— BEGIN DATASET ROWS —

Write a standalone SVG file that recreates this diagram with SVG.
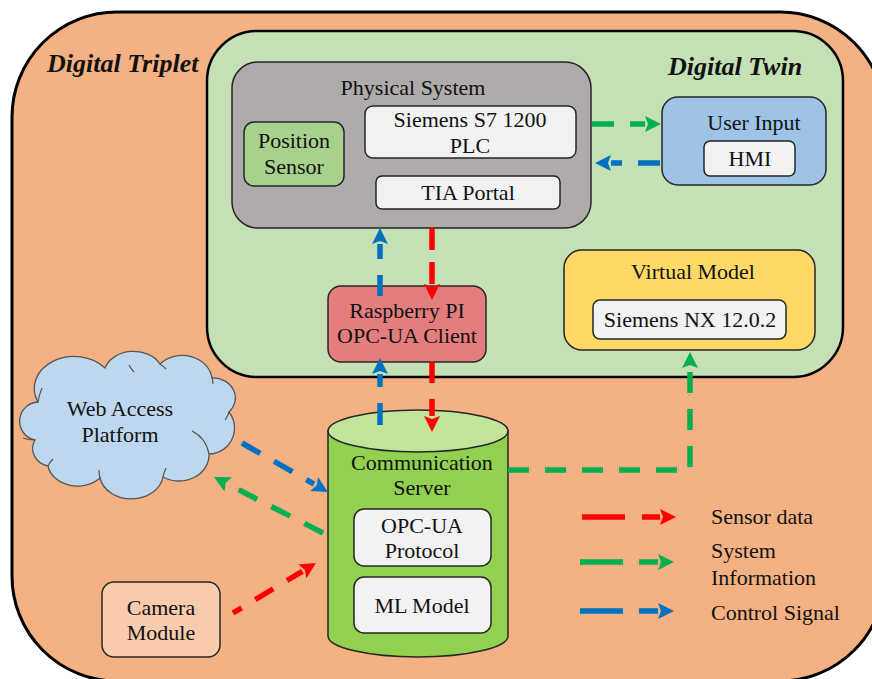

— END DATASET ROWS —
— BEGIN DATASET ROWS —

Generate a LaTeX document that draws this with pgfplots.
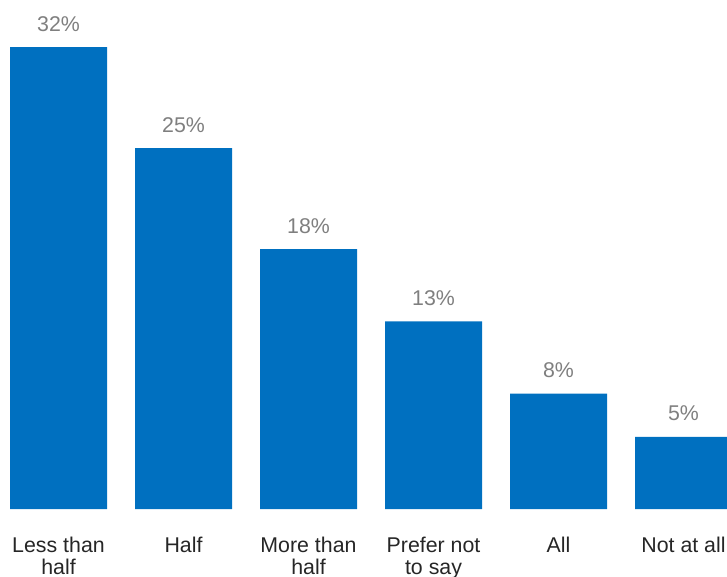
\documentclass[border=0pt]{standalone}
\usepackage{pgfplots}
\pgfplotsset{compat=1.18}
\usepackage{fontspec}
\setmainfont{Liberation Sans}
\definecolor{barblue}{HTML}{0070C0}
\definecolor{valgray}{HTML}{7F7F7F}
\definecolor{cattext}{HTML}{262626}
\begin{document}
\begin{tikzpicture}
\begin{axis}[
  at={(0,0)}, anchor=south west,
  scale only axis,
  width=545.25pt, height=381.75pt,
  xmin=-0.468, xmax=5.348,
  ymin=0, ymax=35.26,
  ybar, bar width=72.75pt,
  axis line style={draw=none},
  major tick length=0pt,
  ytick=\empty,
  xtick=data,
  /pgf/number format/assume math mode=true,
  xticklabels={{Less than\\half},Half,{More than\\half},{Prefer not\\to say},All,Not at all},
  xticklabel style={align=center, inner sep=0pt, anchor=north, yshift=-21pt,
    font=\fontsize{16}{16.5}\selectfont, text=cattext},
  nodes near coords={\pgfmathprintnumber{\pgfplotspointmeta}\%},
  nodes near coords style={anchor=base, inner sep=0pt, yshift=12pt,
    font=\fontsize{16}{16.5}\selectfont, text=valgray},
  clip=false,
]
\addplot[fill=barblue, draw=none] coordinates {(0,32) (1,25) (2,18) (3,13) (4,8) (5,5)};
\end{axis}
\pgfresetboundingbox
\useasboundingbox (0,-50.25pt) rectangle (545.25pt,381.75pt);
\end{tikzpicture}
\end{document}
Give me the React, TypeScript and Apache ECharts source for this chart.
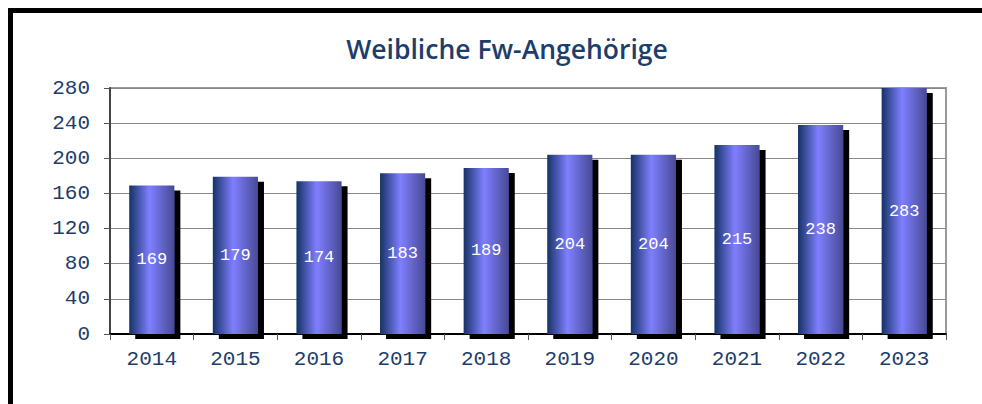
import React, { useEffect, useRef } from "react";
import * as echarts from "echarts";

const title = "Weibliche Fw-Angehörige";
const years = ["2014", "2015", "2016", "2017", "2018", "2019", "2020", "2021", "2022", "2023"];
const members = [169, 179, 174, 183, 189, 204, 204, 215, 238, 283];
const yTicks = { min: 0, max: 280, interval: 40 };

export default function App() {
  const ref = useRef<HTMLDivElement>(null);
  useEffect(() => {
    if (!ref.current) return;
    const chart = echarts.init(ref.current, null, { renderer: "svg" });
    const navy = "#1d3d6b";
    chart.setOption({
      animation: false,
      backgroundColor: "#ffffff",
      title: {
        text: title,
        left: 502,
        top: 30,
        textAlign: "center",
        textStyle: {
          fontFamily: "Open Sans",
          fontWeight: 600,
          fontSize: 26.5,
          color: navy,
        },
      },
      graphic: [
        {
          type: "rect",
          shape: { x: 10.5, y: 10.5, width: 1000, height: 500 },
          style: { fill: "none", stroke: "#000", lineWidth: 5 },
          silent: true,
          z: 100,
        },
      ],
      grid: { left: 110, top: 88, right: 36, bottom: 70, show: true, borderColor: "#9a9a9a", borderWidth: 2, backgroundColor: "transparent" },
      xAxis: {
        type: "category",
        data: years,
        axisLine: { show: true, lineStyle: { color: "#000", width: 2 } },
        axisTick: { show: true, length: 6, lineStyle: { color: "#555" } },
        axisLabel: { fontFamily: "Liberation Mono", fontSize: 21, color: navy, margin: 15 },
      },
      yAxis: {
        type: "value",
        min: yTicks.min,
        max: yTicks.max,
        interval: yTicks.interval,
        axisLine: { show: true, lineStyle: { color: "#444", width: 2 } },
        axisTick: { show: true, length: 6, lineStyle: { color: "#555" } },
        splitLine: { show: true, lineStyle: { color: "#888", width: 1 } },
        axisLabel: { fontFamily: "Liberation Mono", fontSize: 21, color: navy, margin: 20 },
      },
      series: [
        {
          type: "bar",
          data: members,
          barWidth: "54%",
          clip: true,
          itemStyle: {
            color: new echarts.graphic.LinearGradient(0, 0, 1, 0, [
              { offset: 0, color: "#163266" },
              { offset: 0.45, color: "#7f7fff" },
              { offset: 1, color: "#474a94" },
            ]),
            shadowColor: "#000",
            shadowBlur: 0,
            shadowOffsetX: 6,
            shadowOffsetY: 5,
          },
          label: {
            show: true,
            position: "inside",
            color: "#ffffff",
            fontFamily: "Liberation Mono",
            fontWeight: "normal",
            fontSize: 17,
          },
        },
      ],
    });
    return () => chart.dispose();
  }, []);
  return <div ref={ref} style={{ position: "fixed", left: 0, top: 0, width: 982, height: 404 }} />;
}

— END DATASET ROWS —

WORK TO DO | Repeat exactly the stretch of lines that opens with the line containing "Give me the" and closes with the line containing "280, interval: 40". Leave the pictures out, and add nothing.

SOLUTION TO THIS EXERCISE |
Give me the React, TypeScript and Apache ECharts source for this chart.
import React, { useEffect, useRef } from "react";
import * as echarts from "echarts";

const title = "Weibliche Fw-Angehörige";
const years = ["2014", "2015", "2016", "2017", "2018", "2019", "2020", "2021", "2022", "2023"];
const members = [169, 179, 174, 183, 189, 204, 204, 215, 238, 283];
const yTicks = { min: 0, max: 280, interval: 40 };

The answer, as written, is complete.